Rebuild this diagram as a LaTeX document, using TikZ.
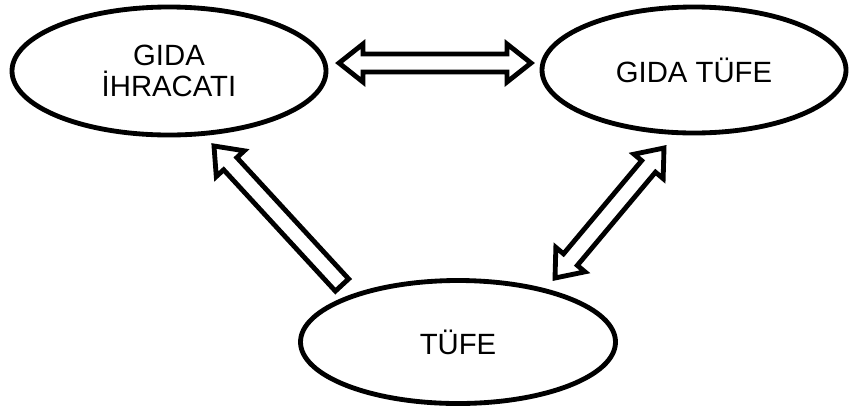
\documentclass[tikz,border=0pt]{standalone}
\usepackage{fontspec}
\setmainfont{Liberation Sans}
\usepackage{tikz}
\usetikzlibrary{shapes.geometric}
\usetikzlibrary{calc}
\tikzset{
  box/.style={draw, ellipse, line width=1.45mm, inner sep=0pt, align=center,
    font=\fontsize{25}{26}\selectfont},
  fat/.style={draw, line width=1.45mm, fill=white, line join=miter}
}
\newcommand\shaftw{0.27cm}
\newcommand\headw{0.57cm}
\newcommand\headl{0.72cm}

% block arrow, one head at #2
\newcommand\onearrow[2]{%
  \coordinate (hb) at ($(#2)!\headl!(#1)$);
  \draw[fat] ($(#1)!\shaftw!90:(#2)$) -- ($(hb)!\shaftw!90:(#2)$)
    -- ($(hb)!\headw!90:(#2)$) -- (#2) -- ($(hb)!\headw!-90:(#2)$)
    -- ($(hb)!\shaftw!-90:(#2)$) -- ($(#1)!\shaftw!-90:(#2)$) -- cycle;
}
% block arrow, heads at both ends
\newcommand\twoarrow[2]{%
  \coordinate (ha) at ($(#1)!\headl!(#2)$);
  \coordinate (hb) at ($(#2)!\headl!(#1)$);
  \draw[fat] (#1) -- ($(ha)!\headw!90:(#2)$) -- ($(ha)!\shaftw!90:(#2)$)
    -- ($(hb)!\shaftw!90:(#2)$) -- ($(hb)!\headw!90:(#2)$) -- (#2)
    -- ($(hb)!\headw!-90:(#2)$) -- ($(hb)!\shaftw!-90:(#2)$)
    -- ($(ha)!\shaftw!-90:(#2)$) -- ($(ha)!\headw!-90:(#2)$) -- cycle;
}

\begin{document}
\begin{tikzpicture}[x=0.03cm, y=-0.03cm]
  \useasboundingbox (0,0) rectangle (850,410);

  \node[box, minimum width=9.42cm, minimum height=3.84cm] at (169, 71) (exp) {GIDA\\İHRACATI};
  \node[box, minimum width=9.12cm, minimum height=3.78cm] at (694, 70) (food) {GIDA TÜFE};
  \node[box, minimum width=9.45cm, minimum height=3.69cm] at (458, 342) (cpi) {TÜFE};

  % arrow ends, between the ellipses
  \coordinate (exp-r) at (339, 63);
  \coordinate (food-l) at (531, 63);
  \coordinate (exp-b) at (214, 146);
  \coordinate (cpi-l) at (342, 285);
  \coordinate (food-b) at (664, 148);
  \coordinate (cpi-r) at (555, 278);

  \twoarrow{exp-r}{food-l}
  \onearrow{cpi-l}{exp-b}
  \twoarrow{cpi-r}{food-b}
\end{tikzpicture}
\end{document}
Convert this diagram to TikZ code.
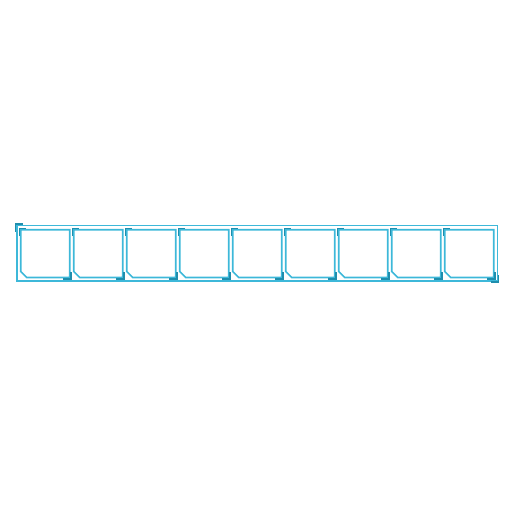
\documentclass[tikz,border=0pt]{standalone}
\begin{document}
\begin{tikzpicture}[x=1pt,y=-1pt,
  frameline/.style={draw=framecol,line width=1.6pt},
  accent/.style={draw=accentcol,line width=1.5pt},
]
\definecolor{framecol}{HTML}{3DB8D9}
\definecolor{accentcol}{HTML}{1F8EAD}
\useasboundingbox (0,0) rectangle (512,512);
% outer frame
\draw[frameline] (16.7,225.3) rectangle (497.3,280.7);
\draw[accent] (15.4,231.5) -- (15.4,224) -- (23,224);
\draw[accent] (490.5,282) -- (498.6,282) -- (498.6,274.5);
% inner frames
\foreach \i in {0,...,8}{
  \pgfmathsetmacro{\xl}{20.7+53*\i}
  \pgfmathsetmacro{\xr}{\xl+49}
  \draw[frameline] (\xl,229.7) -- (\xr,229.7) -- (\xr,277.5) -- (\xl+6,277.5) -- (\xl,271.5) -- cycle;
  \draw[accent] (\xl-1.4,235.5) -- (\xl-1.4,228.3) -- (\xl+5.5,228.3);
  \draw[accent] (\xr-6.5,278.9) -- (\xr+1.4,278.9) -- (\xr+1.4,272);
}
\end{tikzpicture}
\end{document}
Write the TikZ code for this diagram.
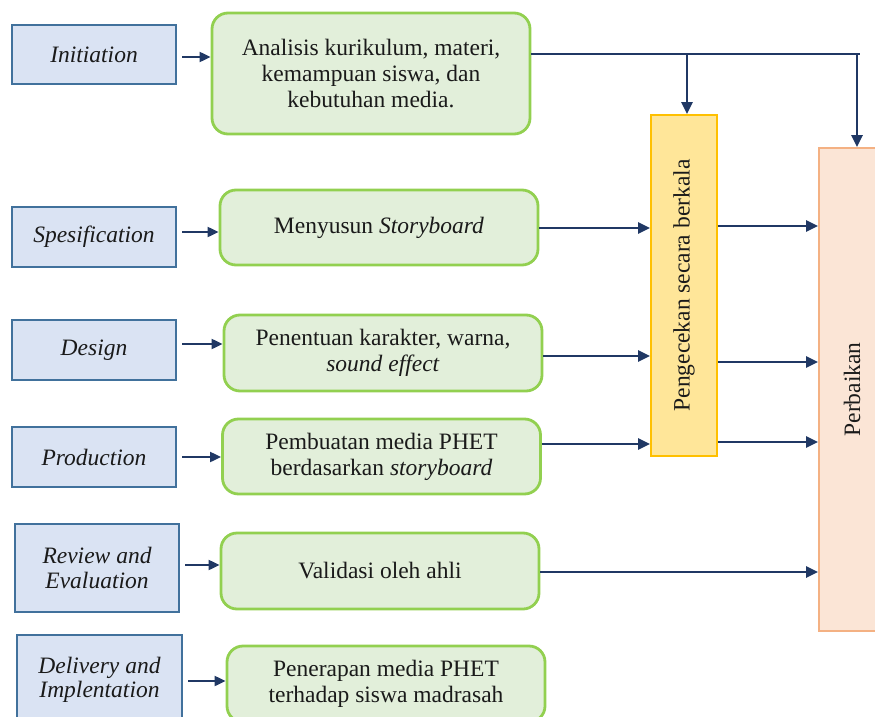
\documentclass[tikz,border=0pt]{standalone}
\usepackage{fontspec}
\setmainfont{Liberation Serif}
\usetikzlibrary{arrows.meta,calc}
\definecolor{bfill}{HTML}{DAE3F3}
\definecolor{bdraw}{HTML}{41719C}
\definecolor{gfill}{HTML}{E2EFDA}
\definecolor{gdraw}{HTML}{92D050}
\definecolor{yfill}{HTML}{FFE699}
\definecolor{ydraw}{HTML}{FFC000}
\definecolor{pfill}{HTML}{FBE5D6}
\definecolor{pdraw}{HTML}{F4B183}
\definecolor{navy}{HTML}{203864}
\definecolor{ink}{HTML}{1A1A1A}
\begin{document}
\begin{tikzpicture}[x=1pt,y=-1pt,
  font=\fontsize{23.5}{26}\selectfont, text=ink,
  phase/.style={draw=bdraw, fill=bfill, line width=2.8pt, minimum width=164pt,
    inner sep=0pt, align=center, font=\fontsize{23.5}{24.5}\selectfont\itshape},
  act/.style={draw=gdraw, fill=gfill, line width=2.8pt, rounded corners=16pt,
    minimum width=318pt, inner sep=0pt, align=center},
  arr/.style={draw=navy, line width=2pt, -{Triangle[length=11pt,width=10pt]}},
  bigarr/.style={draw=navy, line width=2.8pt, -{Triangle[length=12pt,width=11pt]}},
  ln/.style={draw=navy, line width=2.8pt}]
\useasboundingbox (0,0) rectangle (875,717);

% left phase boxes
\node[phase, minimum height=59pt] (b1) at (94,54.5) {Initiation};
\node[phase, minimum height=60pt] (b2) at (94,237) {Spesification};
\node[phase, minimum height=60pt] (b3) at (94,350) {Design};
\node[phase, minimum height=60pt] (b4) at (94,457) {Production};
\node[phase, minimum height=88pt] (b5) at (97,568) {Review and\\Evaluation};
\node[phase, minimum height=90pt, minimum width=165pt] (b6) at (99.5,680) {Delivery and\\Implentation};

% activity boxes
\node[act, minimum height=121pt] (g1) at (371,73.5) {Analisis kurikulum, materi,\\kemampuan siswa, dan\\kebutuhan media.};
\node[act, minimum height=75pt] (g2) at (379,227.5) {Menyusun \textit{Storyboard}};
\node[act, minimum height=76pt] (g3) at (383,353) {Penentuan karakter, warna,\\\textit{sound effect}};
\node[act, minimum height=75pt] (g4) at (381.5,456.5) {Pembuatan media PHET\\berdasarkan \textit{storyboard}};
\node[act, minimum height=76pt] (g5) at (380,571) {Validasi oleh ahli};
\node[act, minimum height=76pt] (g6) at (386,684) {Penerapan media PHET\\terhadap siswa madrasah};

% check and repair boxes
\node[draw=ydraw, fill=yfill, line width=1.8pt, minimum width=66pt, minimum height=341pt, inner sep=0pt] (chk) at (684,285.5) {};
\node[rotate=90, inner sep=0pt] (chktxt) at (chk.center) {Pengecekan secara berkala};
\node[draw=pdraw, fill=pfill, line width=1.8pt, minimum width=66pt, minimum height=483pt, inner sep=0pt] (per) at (852,389.5) {};
\node[rotate=90, inner sep=0pt] (pertxt) at (per.center) {Perbaikan};

% row levels
\coordinate (r1) at (0,57);
\coordinate (r2) at (0,232);
\coordinate (r3) at (0,344);
\coordinate (r4) at (0,457);
\coordinate (r5) at (0,565);
\coordinate (r6) at (0,681);
\coordinate (m2) at (0,228);
\coordinate (m3) at (0,356);
\coordinate (m4) at (0,444);
\coordinate (m5) at (0,572);
\coordinate (n2) at (0,226);
\coordinate (n3) at (0,362);
\coordinate (n4) at (0,442);

% phase -> activity
\foreach \i in {1,...,6}
  \draw[arr, shorten <=5pt] (b\i.east |- r\i) -- (g\i.west |- r\i);

% top distribution line
\coordinate (ja) at (687,54);
\coordinate (jb) at (857,54);
\coordinate (tR) at (860,54);
\draw[ln] (g1.east |- tR) -- (tR);
\draw[bigarr] (ja) -- (ja |- chk.north);
\draw[bigarr] (jb) -- (jb |- per.north);

% activity -> check
\draw[bigarr] (g2.east |- m2) -- (chk.west |- m2);
\draw[bigarr] (g3.east |- m3) -- (chk.west |- m3);
\draw[bigarr] (g4.east |- m4) -- (chk.west |- m4);

% check -> repair
\draw[bigarr] (chk.east |- n2) -- (per.west |- n2);
\draw[bigarr] (chk.east |- n3) -- (per.west |- n3);
\draw[bigarr] (chk.east |- n4) -- (per.west |- n4);

% validation -> repair
\draw[bigarr] (g5.east |- m5) -- (per.west |- m5);
\end{tikzpicture}
\end{document}
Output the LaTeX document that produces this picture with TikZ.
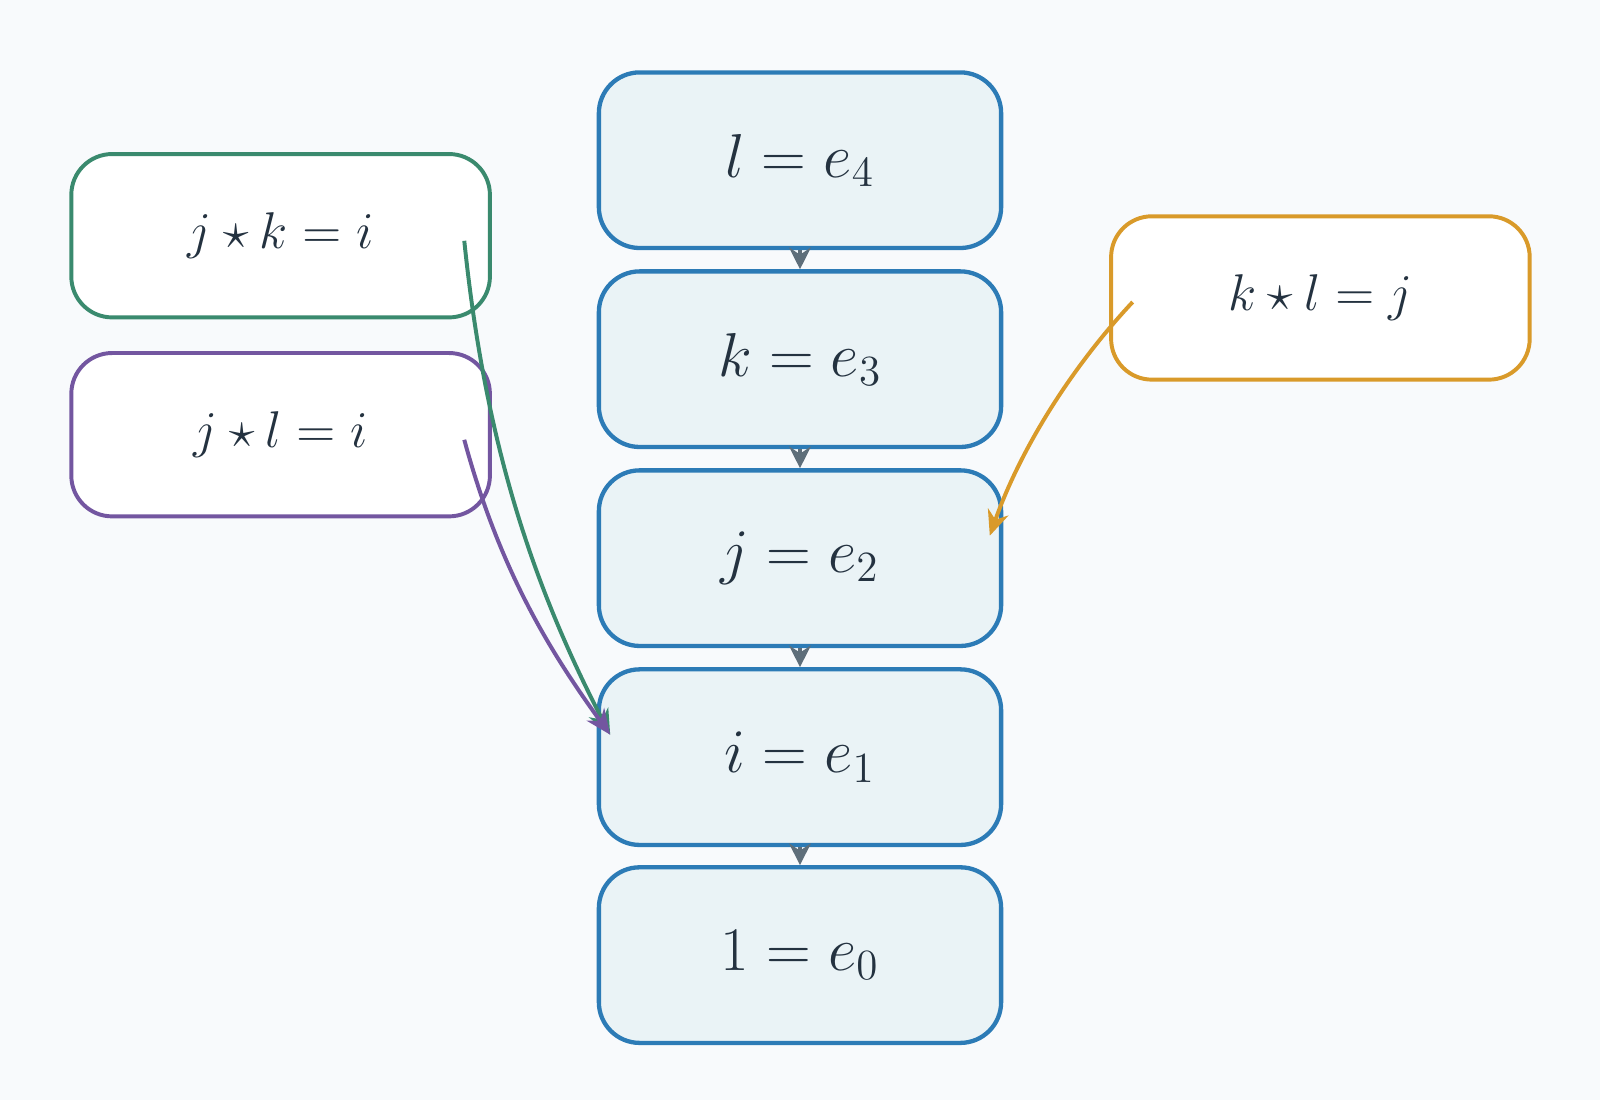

■ **What is being asked**
Retype the section that opens with the line holding "Write the TikZ code for this diagram." and closes with the line holding "(0,0) rectangle (875,717);", exactly as it reads, without any pictures.

■ **Exercise output**
Write the TikZ code for this diagram.
\documentclass[tikz,border=0pt]{standalone}
\usepackage{fontspec}
\setmainfont{Liberation Serif}
\usetikzlibrary{arrows.meta,calc}
\definecolor{bfill}{HTML}{DAE3F3}
\definecolor{bdraw}{HTML}{41719C}
\definecolor{gfill}{HTML}{E2EFDA}
\definecolor{gdraw}{HTML}{92D050}
\definecolor{yfill}{HTML}{FFE699}
\definecolor{ydraw}{HTML}{FFC000}
\definecolor{pfill}{HTML}{FBE5D6}
\definecolor{pdraw}{HTML}{F4B183}
\definecolor{navy}{HTML}{203864}
\definecolor{ink}{HTML}{1A1A1A}
\begin{document}
\begin{tikzpicture}[x=1pt,y=-1pt,
  font=\fontsize{23.5}{26}\selectfont, text=ink,
  phase/.style={draw=bdraw, fill=bfill, line width=2.8pt, minimum width=164pt,
    inner sep=0pt, align=center, font=\fontsize{23.5}{24.5}\selectfont\itshape},
  act/.style={draw=gdraw, fill=gfill, line width=2.8pt, rounded corners=16pt,
    minimum width=318pt, inner sep=0pt, align=center},
  arr/.style={draw=navy, line width=2pt, -{Triangle[length=11pt,width=10pt]}},
  bigarr/.style={draw=navy, line width=2.8pt, -{Triangle[length=12pt,width=11pt]}},
  ln/.style={draw=navy, line width=2.8pt}]
\useasboundingbox (0,0) rectangle (875,717);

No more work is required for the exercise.